European finance officials have pledged to bolster a rescue fund to end growing risks over Greece's debt crisis possibly spreading and disrupting other fragile economies.
With the future of the euro hanging in the balance, European Union leaders and the 17 euro zone ministers met in Brussels on Monday, under pressure to cobble together a consensus over a second Greek bailout designed to ease the threat to the eurozone's third and fourth biggest economies, Italy and Spain.
"[A bailout] is a fait accompli in principle but what they haven't agreed yet is how it's going to work in practice," Al Jazeera's Paul Brennan said from the sidelines of Monday's talks in Brussels.
"A consensus is developing among the Eurozone, though, that Greece will have to be allowed to write off at least some of its debts. They have been resisting that until now, but it does look inevitable that they'll have to write off some of it because they simply can't pay it all."
Sorting out the details
A senior EU source told the Reuters news agency that the finance ministers would discuss the option of buying back Greek debt, and explore a French plan that would involve private sector creditors rolling over around 70 per cent of their Greek debt into bonds and other securities.
Germany, and at least three other European governments, are determined that banks, insurers and other private holders of Greek bonds should bear a portion of the costs of a second Greek bailout, which could exceed $157bn.
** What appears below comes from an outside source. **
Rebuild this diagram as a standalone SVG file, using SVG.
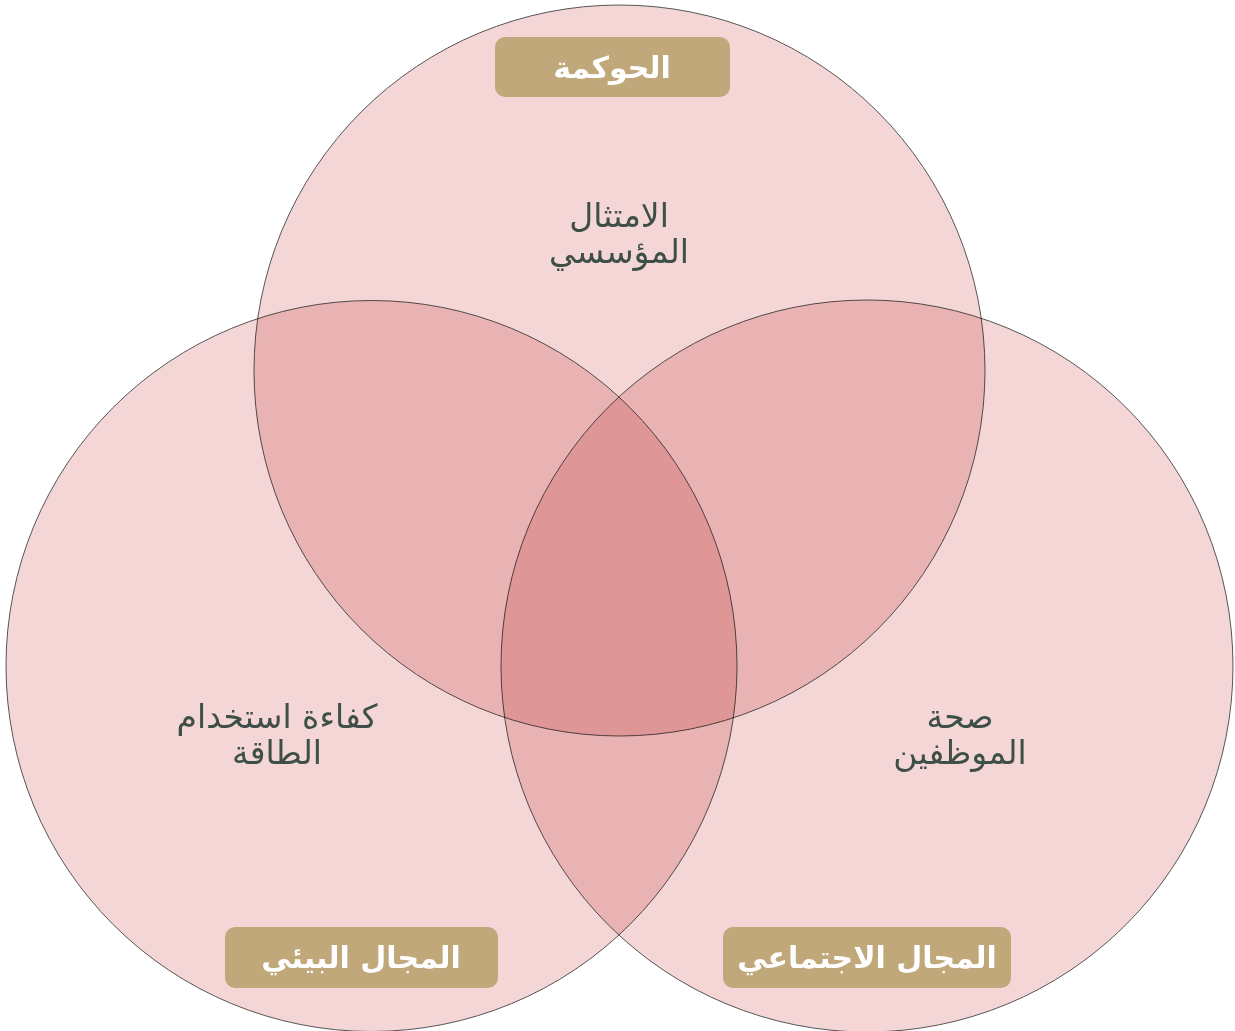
<svg xmlns="http://www.w3.org/2000/svg" width="1235" height="1031" viewBox="0 0 1235 1031">
<style>
.c{fill:#f4d6d6;stroke:#555;stroke-width:1;mix-blend-mode:multiply}
.lb{fill:#c0a87a}
.lt{fill:#fff;font-family:"DejaVu Sans",sans-serif;font-weight:bold;font-size:30px;text-anchor:middle;direction:rtl}
.bt{fill:#3e4f48;font-family:"DejaVu Sans",sans-serif;font-size:33px;text-anchor:middle;direction:rtl}
</style>
<rect width="1235" height="1031" fill="#fff"/>
<g id="circles" style="isolation:isolate">
<circle id="governance" class="c" cx="619.5" cy="370.5" r="365.5"/>
<circle id="environmental" class="c" cx="371.5" cy="666" r="365.5"/>
<circle id="social" class="c" cx="867" cy="666" r="366"/>
</g>
<g id="connectors"/>
<g id="node-governance">
<rect class="lb" x="495" y="37" width="235" height="60" rx="10"/>
<text class="lt" x="612" y="78">الحوكمة</text>
</g>
<g id="node-environmental">
<rect class="lb" x="225" y="927" width="273" height="61" rx="10"/>
<text class="lt" x="361" y="968">المجال البيئي</text>
</g>
<g id="node-social">
<rect class="lb" x="723" y="927" width="288" height="61" rx="10"/>
<text class="lt" x="867" y="968">المجال الاجتماعي</text>
</g>
<g id="text-governance">
<text class="bt" x="619" y="227">الامتثال</text>
<text class="bt" x="619" y="263">المؤسسي</text>
</g>
<g id="text-environmental">
<text class="bt" x="277" y="728">كفاءة استخدام</text>
<text class="bt" x="277" y="764">الطاقة</text>
</g>
<g id="text-social">
<text class="bt" x="960" y="728">صحة</text>
<text class="bt" x="960" y="764">الموظفين</text>
</g>
</svg>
"What we're looking at most probably is some sort of debt swap arrangement where they agree to continue extending a line of credit to Greece not just for three years but perhaps for an extra seven years," our correspondent said.
"It doesn't solve the problem but it does buy time, and it looks like that is the favoured option at this time."
Gerald Tan takes a look at the actual size of Greece's debt
Europe's finance ministers and policymakers will begin negotiations amid fresh worries that other nations could be affected by the Greek crisis and that a further delay in putting together a second bailout could sink investor confidence in weak economies around the region.
After weeks of negotiations with bankers, however, there has been little progress on cementing a formula that is acceptable to all sides.
"We will get consensus, there's no doubt about it, but whether it will be sort of hodge-podge solution or a strong single-minded solution remains very much up to the delegates," Brennan said.
A spokesman for Herman Van Rompuy, the president of the European Council, described the high-level meeting between Van Rompuy, Jose Manuel Barroso, the European Commission president and Olli Rehn, the EU economic and monetary affairs commissioner, as a "co-ordination [meeting], not a crisis meeting".
He said Italy was not on the agenda but senior EU sources said it would be impossible not to discuss it just days after a large sell-off in stocks and bonds that the Italian media have dubbed "black Friday".
The cost of insuring Italian debt against default jumped to a record high on Monday, which bankers say
will start putting heavy pressure on Italy's finances.
The sell-off has increased fears that Italy, with the highest ratio of sovereign debt to GDP in the eurozone after Greece, could be dragged into crisis.
The eurozone's existing rescue mechanism could have insufficient funds to help in such a scenario.
German newspaper Die Welt quoted an unnamed ECB source as saying the European bailout fund may have to be doubled to 1.5 trillion euros to provide aid to Italy.